:: Data in this exercise ::
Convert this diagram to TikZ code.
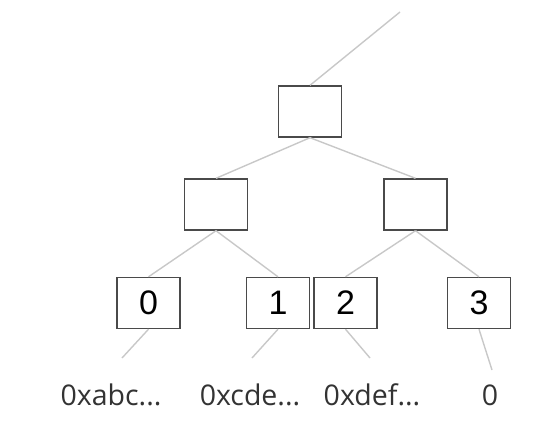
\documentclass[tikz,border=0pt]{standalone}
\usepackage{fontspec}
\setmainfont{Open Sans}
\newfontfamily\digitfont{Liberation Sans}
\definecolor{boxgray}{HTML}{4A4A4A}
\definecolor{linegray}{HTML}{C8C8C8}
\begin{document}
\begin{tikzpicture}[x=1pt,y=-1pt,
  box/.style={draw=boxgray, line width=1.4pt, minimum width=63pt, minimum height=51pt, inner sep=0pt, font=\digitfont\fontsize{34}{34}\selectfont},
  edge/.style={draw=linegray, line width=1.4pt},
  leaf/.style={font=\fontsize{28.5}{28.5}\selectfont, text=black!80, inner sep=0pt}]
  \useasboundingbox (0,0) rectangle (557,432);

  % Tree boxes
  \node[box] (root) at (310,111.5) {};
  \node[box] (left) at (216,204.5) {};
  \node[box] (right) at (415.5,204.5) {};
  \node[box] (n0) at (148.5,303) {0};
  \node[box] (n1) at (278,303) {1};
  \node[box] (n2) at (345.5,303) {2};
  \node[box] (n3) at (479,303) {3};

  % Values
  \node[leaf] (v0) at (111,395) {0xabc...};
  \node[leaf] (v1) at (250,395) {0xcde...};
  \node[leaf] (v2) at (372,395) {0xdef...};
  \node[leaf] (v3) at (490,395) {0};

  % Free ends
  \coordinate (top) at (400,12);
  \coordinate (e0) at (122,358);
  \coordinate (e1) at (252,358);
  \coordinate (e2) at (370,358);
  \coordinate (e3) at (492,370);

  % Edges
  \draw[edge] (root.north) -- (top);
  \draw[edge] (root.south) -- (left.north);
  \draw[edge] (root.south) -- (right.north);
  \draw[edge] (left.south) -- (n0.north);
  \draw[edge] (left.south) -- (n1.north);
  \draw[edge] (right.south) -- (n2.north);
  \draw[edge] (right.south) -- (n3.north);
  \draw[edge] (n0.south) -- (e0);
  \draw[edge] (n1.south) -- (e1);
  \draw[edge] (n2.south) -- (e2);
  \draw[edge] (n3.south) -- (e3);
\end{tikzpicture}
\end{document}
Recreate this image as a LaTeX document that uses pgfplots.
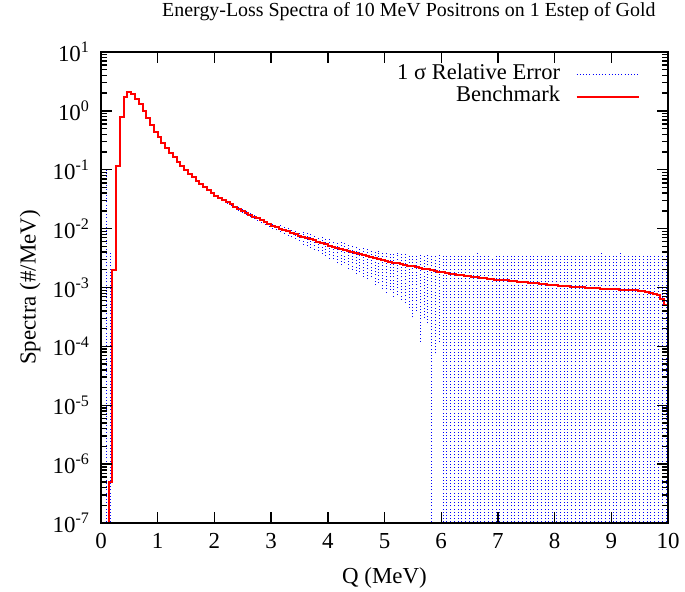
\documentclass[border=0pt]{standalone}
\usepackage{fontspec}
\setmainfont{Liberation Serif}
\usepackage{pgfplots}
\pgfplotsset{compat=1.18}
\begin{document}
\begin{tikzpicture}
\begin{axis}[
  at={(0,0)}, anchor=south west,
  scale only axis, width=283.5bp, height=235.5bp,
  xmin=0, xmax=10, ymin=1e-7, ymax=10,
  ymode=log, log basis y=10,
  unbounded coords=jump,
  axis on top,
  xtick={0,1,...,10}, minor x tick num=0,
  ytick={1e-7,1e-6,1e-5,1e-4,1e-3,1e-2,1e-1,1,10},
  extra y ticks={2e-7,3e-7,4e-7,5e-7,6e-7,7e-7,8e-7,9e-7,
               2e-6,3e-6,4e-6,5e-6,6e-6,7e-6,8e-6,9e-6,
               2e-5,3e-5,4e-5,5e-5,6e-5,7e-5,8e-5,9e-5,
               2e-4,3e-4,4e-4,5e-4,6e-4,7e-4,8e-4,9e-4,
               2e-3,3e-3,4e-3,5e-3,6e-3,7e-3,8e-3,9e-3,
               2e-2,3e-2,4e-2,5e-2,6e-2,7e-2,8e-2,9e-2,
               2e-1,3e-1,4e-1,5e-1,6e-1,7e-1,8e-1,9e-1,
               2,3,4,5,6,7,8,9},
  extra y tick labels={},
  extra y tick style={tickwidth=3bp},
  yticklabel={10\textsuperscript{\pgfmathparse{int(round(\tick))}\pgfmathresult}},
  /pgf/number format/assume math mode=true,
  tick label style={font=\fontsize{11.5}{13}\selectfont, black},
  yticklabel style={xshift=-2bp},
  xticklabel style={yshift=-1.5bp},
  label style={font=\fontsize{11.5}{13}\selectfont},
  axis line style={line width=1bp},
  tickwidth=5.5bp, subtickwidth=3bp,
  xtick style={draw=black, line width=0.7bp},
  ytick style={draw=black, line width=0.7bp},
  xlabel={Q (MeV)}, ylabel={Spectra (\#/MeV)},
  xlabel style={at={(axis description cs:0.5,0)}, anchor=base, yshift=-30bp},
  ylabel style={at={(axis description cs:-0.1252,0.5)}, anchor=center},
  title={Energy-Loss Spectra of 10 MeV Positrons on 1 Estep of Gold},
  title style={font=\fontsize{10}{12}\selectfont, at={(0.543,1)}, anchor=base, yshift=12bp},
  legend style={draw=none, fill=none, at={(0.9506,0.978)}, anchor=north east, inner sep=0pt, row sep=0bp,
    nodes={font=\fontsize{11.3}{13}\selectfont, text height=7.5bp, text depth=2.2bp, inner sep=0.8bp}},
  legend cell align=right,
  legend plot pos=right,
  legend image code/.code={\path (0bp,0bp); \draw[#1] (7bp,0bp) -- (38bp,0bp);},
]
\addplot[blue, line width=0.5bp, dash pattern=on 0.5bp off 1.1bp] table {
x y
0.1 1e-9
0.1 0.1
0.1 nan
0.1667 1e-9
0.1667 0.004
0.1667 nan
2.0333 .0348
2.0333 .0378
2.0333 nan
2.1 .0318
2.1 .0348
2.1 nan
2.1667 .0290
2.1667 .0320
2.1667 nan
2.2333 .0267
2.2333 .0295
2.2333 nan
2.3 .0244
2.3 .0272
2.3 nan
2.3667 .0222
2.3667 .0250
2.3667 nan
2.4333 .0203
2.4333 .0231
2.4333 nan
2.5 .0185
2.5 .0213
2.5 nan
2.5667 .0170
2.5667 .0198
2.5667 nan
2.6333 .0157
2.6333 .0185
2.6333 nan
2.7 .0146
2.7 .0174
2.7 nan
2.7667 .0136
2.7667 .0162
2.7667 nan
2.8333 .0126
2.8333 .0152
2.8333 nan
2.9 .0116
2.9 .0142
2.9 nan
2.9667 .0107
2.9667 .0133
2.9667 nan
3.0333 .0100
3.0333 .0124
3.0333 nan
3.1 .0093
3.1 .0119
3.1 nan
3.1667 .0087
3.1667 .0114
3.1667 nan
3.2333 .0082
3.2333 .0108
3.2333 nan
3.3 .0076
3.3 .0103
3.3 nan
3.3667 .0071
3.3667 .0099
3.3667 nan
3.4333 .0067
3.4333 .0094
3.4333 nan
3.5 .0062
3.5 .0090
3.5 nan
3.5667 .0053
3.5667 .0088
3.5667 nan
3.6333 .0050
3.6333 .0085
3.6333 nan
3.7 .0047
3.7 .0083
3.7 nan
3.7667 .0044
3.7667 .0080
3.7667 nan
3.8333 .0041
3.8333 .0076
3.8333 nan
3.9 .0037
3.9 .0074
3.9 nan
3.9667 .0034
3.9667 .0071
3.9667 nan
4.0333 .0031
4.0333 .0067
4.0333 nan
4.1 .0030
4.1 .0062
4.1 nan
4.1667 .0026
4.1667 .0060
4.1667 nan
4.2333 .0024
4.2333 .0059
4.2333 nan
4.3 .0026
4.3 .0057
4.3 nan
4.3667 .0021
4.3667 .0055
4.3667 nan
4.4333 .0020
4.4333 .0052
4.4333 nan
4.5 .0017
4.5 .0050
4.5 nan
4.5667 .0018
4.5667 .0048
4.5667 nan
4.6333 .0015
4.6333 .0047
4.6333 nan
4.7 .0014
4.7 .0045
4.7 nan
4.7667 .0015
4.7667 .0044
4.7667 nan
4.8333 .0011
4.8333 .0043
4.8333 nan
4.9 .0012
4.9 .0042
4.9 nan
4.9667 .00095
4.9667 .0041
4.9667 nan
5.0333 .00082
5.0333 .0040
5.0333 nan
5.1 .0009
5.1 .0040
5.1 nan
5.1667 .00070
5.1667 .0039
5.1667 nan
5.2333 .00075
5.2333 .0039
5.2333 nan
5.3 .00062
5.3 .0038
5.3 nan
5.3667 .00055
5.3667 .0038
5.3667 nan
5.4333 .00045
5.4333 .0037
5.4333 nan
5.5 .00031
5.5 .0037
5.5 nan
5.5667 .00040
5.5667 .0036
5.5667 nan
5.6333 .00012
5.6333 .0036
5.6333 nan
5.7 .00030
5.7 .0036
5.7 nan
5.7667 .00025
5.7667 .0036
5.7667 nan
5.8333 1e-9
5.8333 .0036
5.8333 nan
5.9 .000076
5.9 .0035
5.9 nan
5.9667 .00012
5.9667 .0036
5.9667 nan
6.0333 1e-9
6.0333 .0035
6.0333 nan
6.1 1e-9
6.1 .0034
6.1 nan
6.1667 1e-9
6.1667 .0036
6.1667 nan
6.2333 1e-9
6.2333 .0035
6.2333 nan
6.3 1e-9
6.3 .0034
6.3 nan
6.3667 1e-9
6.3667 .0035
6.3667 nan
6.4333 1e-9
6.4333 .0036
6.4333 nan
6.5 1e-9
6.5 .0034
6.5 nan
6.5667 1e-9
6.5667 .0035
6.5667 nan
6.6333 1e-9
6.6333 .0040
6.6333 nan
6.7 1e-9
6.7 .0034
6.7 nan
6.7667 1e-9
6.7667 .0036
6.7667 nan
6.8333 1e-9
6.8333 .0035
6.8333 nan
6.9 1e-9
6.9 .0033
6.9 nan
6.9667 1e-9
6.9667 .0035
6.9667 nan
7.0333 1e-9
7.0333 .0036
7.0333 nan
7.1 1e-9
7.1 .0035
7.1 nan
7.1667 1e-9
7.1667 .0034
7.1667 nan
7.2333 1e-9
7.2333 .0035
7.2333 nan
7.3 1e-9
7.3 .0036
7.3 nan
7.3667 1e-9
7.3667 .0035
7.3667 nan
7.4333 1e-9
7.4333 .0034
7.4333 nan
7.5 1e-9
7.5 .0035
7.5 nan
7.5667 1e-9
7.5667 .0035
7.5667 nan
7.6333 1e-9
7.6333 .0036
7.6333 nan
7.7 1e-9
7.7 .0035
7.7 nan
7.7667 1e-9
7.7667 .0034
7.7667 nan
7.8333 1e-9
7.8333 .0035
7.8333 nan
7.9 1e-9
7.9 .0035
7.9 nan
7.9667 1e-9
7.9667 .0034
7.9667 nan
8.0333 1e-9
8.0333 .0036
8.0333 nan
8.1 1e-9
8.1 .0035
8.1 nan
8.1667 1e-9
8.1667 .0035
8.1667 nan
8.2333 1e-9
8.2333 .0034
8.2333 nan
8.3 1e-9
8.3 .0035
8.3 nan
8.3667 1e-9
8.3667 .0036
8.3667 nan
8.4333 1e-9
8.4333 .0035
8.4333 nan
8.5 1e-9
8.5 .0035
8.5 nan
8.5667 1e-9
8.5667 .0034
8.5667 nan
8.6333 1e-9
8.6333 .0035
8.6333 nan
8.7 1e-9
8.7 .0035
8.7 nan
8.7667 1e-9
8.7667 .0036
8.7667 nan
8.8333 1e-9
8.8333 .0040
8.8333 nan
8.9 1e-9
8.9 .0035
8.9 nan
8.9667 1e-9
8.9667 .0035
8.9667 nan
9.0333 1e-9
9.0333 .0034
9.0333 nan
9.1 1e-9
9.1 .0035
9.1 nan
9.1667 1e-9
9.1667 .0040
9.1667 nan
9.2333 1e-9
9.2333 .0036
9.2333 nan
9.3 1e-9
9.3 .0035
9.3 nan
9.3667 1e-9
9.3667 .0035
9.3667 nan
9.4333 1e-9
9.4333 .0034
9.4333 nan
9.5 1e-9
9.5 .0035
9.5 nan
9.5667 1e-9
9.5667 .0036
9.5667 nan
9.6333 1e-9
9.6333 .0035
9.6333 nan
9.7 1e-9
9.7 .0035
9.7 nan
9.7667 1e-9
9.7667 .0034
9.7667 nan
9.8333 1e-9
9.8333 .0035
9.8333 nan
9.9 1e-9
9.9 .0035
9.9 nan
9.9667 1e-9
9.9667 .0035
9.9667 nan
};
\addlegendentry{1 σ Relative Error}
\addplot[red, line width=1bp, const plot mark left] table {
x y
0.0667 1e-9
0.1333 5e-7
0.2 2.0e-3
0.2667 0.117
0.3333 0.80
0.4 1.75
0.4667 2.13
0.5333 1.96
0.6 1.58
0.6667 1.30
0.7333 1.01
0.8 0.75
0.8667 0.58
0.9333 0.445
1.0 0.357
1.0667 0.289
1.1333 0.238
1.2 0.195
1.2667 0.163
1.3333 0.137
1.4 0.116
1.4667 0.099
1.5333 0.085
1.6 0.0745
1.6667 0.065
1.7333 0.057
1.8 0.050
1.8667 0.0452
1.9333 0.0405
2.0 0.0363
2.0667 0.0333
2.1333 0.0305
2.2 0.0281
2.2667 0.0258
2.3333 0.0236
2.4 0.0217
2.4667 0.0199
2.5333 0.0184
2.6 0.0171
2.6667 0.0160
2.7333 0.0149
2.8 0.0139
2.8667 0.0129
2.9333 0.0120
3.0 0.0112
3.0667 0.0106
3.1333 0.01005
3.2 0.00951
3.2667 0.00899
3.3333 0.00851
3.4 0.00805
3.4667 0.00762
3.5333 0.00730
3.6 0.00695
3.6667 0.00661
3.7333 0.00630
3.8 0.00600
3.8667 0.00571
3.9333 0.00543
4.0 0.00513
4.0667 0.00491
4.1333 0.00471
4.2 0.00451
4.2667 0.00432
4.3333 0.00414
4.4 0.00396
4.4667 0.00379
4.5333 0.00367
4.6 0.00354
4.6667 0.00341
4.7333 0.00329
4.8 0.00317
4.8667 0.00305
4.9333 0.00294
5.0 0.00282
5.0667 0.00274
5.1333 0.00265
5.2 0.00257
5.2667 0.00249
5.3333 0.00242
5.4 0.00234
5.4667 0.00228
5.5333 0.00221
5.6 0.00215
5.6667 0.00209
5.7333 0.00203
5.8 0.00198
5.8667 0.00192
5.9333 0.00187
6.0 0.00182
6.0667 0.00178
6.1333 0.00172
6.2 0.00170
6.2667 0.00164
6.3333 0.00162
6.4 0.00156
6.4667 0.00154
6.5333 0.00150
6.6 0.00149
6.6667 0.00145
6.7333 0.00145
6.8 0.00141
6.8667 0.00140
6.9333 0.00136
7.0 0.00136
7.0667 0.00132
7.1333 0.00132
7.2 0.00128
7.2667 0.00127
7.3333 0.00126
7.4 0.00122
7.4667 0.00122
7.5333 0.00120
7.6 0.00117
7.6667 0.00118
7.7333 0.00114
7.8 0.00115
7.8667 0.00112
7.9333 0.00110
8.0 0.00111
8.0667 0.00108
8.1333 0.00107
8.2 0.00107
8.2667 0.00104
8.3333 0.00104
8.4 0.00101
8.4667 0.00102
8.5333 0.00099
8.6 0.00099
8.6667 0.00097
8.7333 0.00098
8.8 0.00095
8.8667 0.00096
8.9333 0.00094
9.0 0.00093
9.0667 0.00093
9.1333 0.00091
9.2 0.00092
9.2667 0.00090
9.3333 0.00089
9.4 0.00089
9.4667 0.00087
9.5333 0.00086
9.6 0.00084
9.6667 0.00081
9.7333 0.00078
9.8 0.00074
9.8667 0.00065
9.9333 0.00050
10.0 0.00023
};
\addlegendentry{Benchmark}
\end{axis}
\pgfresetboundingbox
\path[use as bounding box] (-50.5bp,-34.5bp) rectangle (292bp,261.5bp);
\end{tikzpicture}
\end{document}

:: What this task involves ::
Without the pictures, please reproduce each line of the listing above exactly, from the first one through the line bearing "(0,0) rectangle (557,432);".

:: Answer below ::
Convert this diagram to TikZ code.
\documentclass[tikz,border=0pt]{standalone}
\usepackage{fontspec}
\setmainfont{Open Sans}
\newfontfamily\digitfont{Liberation Sans}
\definecolor{boxgray}{HTML}{4A4A4A}
\definecolor{linegray}{HTML}{C8C8C8}
\begin{document}
\begin{tikzpicture}[x=1pt,y=-1pt,
  box/.style={draw=boxgray, line width=1.4pt, minimum width=63pt, minimum height=51pt, inner sep=0pt, font=\digitfont\fontsize{34}{34}\selectfont},
  edge/.style={draw=linegray, line width=1.4pt},
  leaf/.style={font=\fontsize{28.5}{28.5}\selectfont, text=black!80, inner sep=0pt}]
  \useasboundingbox (0,0) rectangle (557,432);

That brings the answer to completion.